## REQUIREMENT
Starting at the first line of the listing below, retype each line up to and including the one that contains "import plotly.graph_objects as go". Leave pictures out.

## DATASET EXTRACT
####################
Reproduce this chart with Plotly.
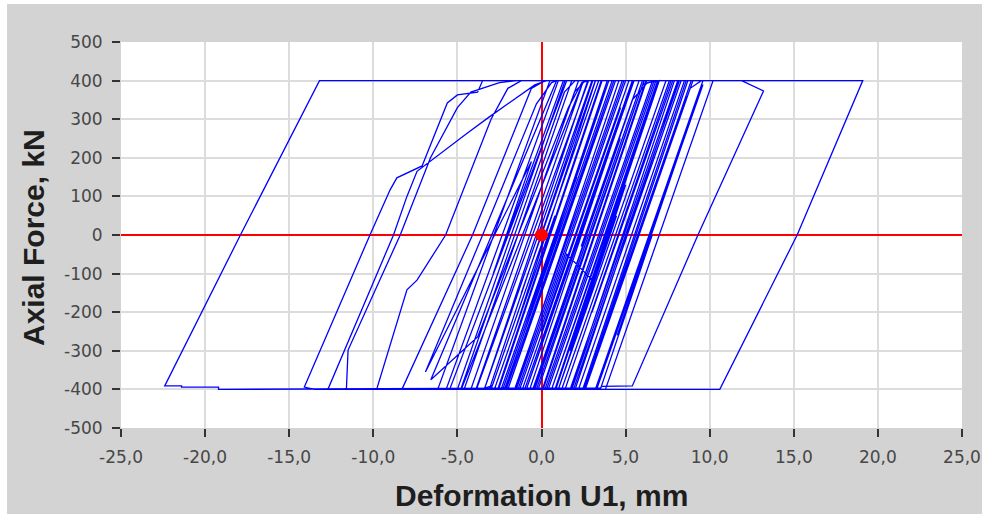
import plotly.graph_objects as go

# ---- data ----
deformation_mm = [
    0.00, 1.44, -1.20, 3.20, 4.30, -2.10, -3.00, 3.40, 5.20, 0.00,
    4.70, -1.14, -2.40, 1.20, -0.88, 4.00, 6.00, -0.40, -1.50,
    4.90, 11.90, 13.20, 9.30, 5.40, 3.60, 3.50, -19.20, -19.20, -21.40, -21.40, -22.40,
    -17.90, -13.20, 19.10, 15.20, 10.60, -13.50, -14.10,
    -10.20, -9.00, -8.60, -7.10, -5.60, -5.00, -3.80, -3.50, 2.50, -4.77,
    -12.70, -8.80, -8.00, -7.40, -4.40, -3.10, -0.40, 0.30, 1.50, -5.46,
    -11.60, -11.50, -8.40, -6.60, -5.00, -4.20, -2.50, -1.50, 1.00, -5.67,
    -9.80, -8.00, -7.40, -5.70, -3.00, -2.00, -1.20, 0.50, -6.17,
    -8.30, -4.10, -0.60, 0.20, 1.30, -2.87, -0.60, -6.90, -3.50, -0.30,
    0.60, 0.90, -6.58, -3.80, -1.40, 1.60, 2.40, 2.80,
    -3.87, -4.60, 1.80, 3.00, -3.40, -3.90, 2.50, 4.20, -2.20, -2.80,
    0.80, -1.60, 3.21, 5.50, -0.90, -1.60, 4.80, 6.80, 0.40, -0.50,
    2.70, 0.10, 1.30, -0.46, -1.00, 5.40, 7.40, 1.00, 0.30, 6.70,
    8.30, 4.30, 7.74, 1.90, 1.20, 7.60, 9.00, 2.60, 1.80, 8.20,
    9.60, 3.20, 2.60, 8.84, 9.50, 10.20, 3.80, 3.50,
    6.58, 4.50, 9.10, 9.60, 3.28, 2.20, 8.50, 8.90, 5.00, 8.60,
    2.52, 1.40, 7.70, 8.10, 1.70, 0.60, 6.90, 7.60, 1.20, -0.20,
    6.10, 6.60, 0.20, -0.90, 5.40, 5.80, 2.28, 4.68, -0.52, -2.00,
    4.30, 5.00, -1.40, -2.30, 2.10, -0.94,
    3.91, 4.60, -1.55, -2.60, 3.55, 4.00, 0.46, 2.92, -2.16, -3.40,
    2.75, 3.60, -2.55, -3.10, 3.05, 6.20, 0.05, -0.70, 5.45, 7.00,
    3.20, 6.47, 0.85, 0.10, 6.25, 7.90, 1.75, 0.80, 6.95, 8.60,
    2.45, 2.00, 8.15, 8.70, 3.93, 7.53, 2.53, 1.00, 4.46, 2.00,
    5.00, 1.70, 3.10, 1.50,
    -1.30, -4.20, -1.80, -3.64, 1.96, 2.60, 3.40, -2.92, -3.60, -5.00,
    1.40, 2.20, -4.20, -4.80, -1.60, -4.00, 1.36, 2.00, 5.00, 1.00,
    3.80, -1.40, -2.00, 4.40, 5.80, 2.36, 5.40, 6.30, 7.00, 0.60,
    -0.30, 2.10, 0.26, 6.02, 6.80, 7.80, 3.00, 6.52, 3.24, 5.52,
    3.00,
]
axial_force_kn = [
    0, 180, -150, 400, 400, -400, -400, 400, 400, -250,
    330, -400, -400, 50, -210, 400, 400, -400, -400,
    400, 400, 373, 0, -391, -392, -396, -400, -394, -394, -391, -391,
    0, 400, 400, 0, -400, -400, -394,
    0, 117, 148, 179, 342, 363, 370, 400, 400, -400,
    -400, 0, 100, 165, 264, 306, 389, 400, 400, -400,
    -400, -298, 0, 200, 330, 370, 395, 400, 400, -400,
    -400, -142, -117, 0, 300, 380, 400, 400, -400,
    -400, 0, 380, 400, 400, -100, 190, -355, 0, 340,
    395, 400, -375, -264, 0, 330, 395, 400,
    -400, -400, 400, 400, -400, -400, 400, 400, -400, -400,
    50, -250, 400, 400, -400, -400, 400, 400, -400, -400,
    0, -330, -180, -400, -400, 400, 400, -400, -400, 400,
    400, -100, 330, -400, -400, 400, 400, -400, -400, 400,
    400, -400, -400, 380, 400, 400, -400, -400,
    0, -260, 330, 390, -400, -400, 400, 400, -100, 360,
    -400, -400, 400, 400, -400, -400, 400, 400, -400, -400,
    400, 400, -400, -400, 400, 400, -50, 250, -400, -400,
    400, 400, -400, -400, 150, -230,
    400, 400, -400, -400, 400, 400, -60, 260, -400, -400,
    400, 400, -400, -400, 400, 400, -400, -400, 400, 400,
    -95, 330, -400, -400, 400, 400, -400, -400, 400, 400,
    -400, -400, 400, 400, -220, 250, -400, -400, 50, -270,
    130, -300, -120, -50,
    -400, -400, -100, -330, 370, 400, 400, -390, -400, -400,
    400, 400, -400, -400, 0, -300, 370, 400, 400, -100,
    250, -400, -400, 400, 400, -30, 350, 395, 400, -400,
    -400, -100, -330, 390, 400, 400, -200, 240, -170, 115,
    -200,
]
marker_x = [0.0]
marker_y = [0.0]

x_tick_values = [-25, -20, -15, -10, -5, 0, 5, 10, 15, 20, 25]
x_tick_labels = ["-25,0", "-20,0", "-15,0", "-10,0", "-5,0", "0,0",
                 "5,0", "10,0", "15,0", "20,0", "25,0"]
y_tick_values = [500, 400, 300, 200, 100, 0, -100, -200, -300, -400, -500]
y_tick_labels = ["500", "400", "300", "200", "100", "0",
                 "-100", "-200", "-300", "-400", "-500"]

# ---- figure ----
W, H = 982, 514
ML, MR, MT, MB = 121, 20, 42, 86
PW, PH = W - ML - MR, H - MT - MB


def px_x(p):
    return (p - ML) / PW


def px_y(p):
    return (H - MB - p) / PH


fig = go.Figure()
fig.add_trace(go.Scatter(
    x=deformation_mm, y=axial_force_kn, mode="lines",
    line=dict(color="#0000ff", width=1.3), hoverinfo="skip", showlegend=False,
))
fig.add_trace(go.Scatter(
    x=marker_x, y=marker_y, mode="markers",
    marker=dict(color="#ff0000", size=13), showlegend=False,
))

tick_font = dict(family="DejaVu Sans", size=17, color="#474747")
axis_common = dict(
    ticks="outside", ticklen=8, tickwidth=2, tickcolor="#333333",
    showgrid=True, gridcolor="#dcdcdc", gridwidth=2,
    zeroline=True, zerolinecolor="#ff0000", zerolinewidth=2,
    showline=False, tickfont=tick_font, fixedrange=True, automargin=False,
)
fig.update_xaxes(range=[-25, 25], tickmode="array", tickvals=x_tick_values,
                 ticktext=x_tick_labels, ticklabelstandoff=6, **axis_common)
fig.update_yaxes(range=[-500, 500], tickmode="array", tickvals=y_tick_values,
                 ticktext=y_tick_labels, ticklabelstandoff=6, **axis_common)

title_font = dict(family="Liberation Sans, Arial", size=30, color="#1e1e1e")
fig.update_layout(
    width=W, height=H, autosize=False,
    margin=dict(l=ML, r=MR, t=MT, b=MB, pad=0),
    paper_bgcolor="#d3d3d3", plot_bgcolor="#ffffff",
    showlegend=False,
    annotations=[
        dict(text="<b>Deformation U1, mm</b>", xref="paper", yref="paper",
             x=px_x(541), y=px_y(495), xanchor="center", yanchor="middle",
             showarrow=False, font=title_font),
        dict(text="<b>Axial Force, kN</b>", xref="paper", yref="paper",
             x=px_x(33), y=px_y(238), xanchor="center", yanchor="middle",
             textangle=-90, showarrow=False, font=title_font),
    ],
    shapes=[
        dict(type="rect", xref="paper", yref="paper", layer="above",
             x0=px_x(0), x1=px_x(7), y0=px_y(H), y1=px_y(0),
             fillcolor="#ffffff", line=dict(width=0)),
        dict(type="rect", xref="paper", yref="paper", layer="above",
             x0=px_x(0), x1=px_x(W), y0=px_y(4), y1=px_y(0),
             fillcolor="#ffffff", line=dict(width=0)),
    ],
)

fig.write_html(
    "out.html",
    config={"responsive": False, "displayModeBar": False},
    post_script=(
        "document.documentElement.style.overflow='hidden';"
        "document.body.style.margin='0';"
        "document.body.style.overflow='hidden';"
    ),
)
####################
## OUTPUT BELOW
Reproduce this chart with Plotly.
import plotly.graph_objects as go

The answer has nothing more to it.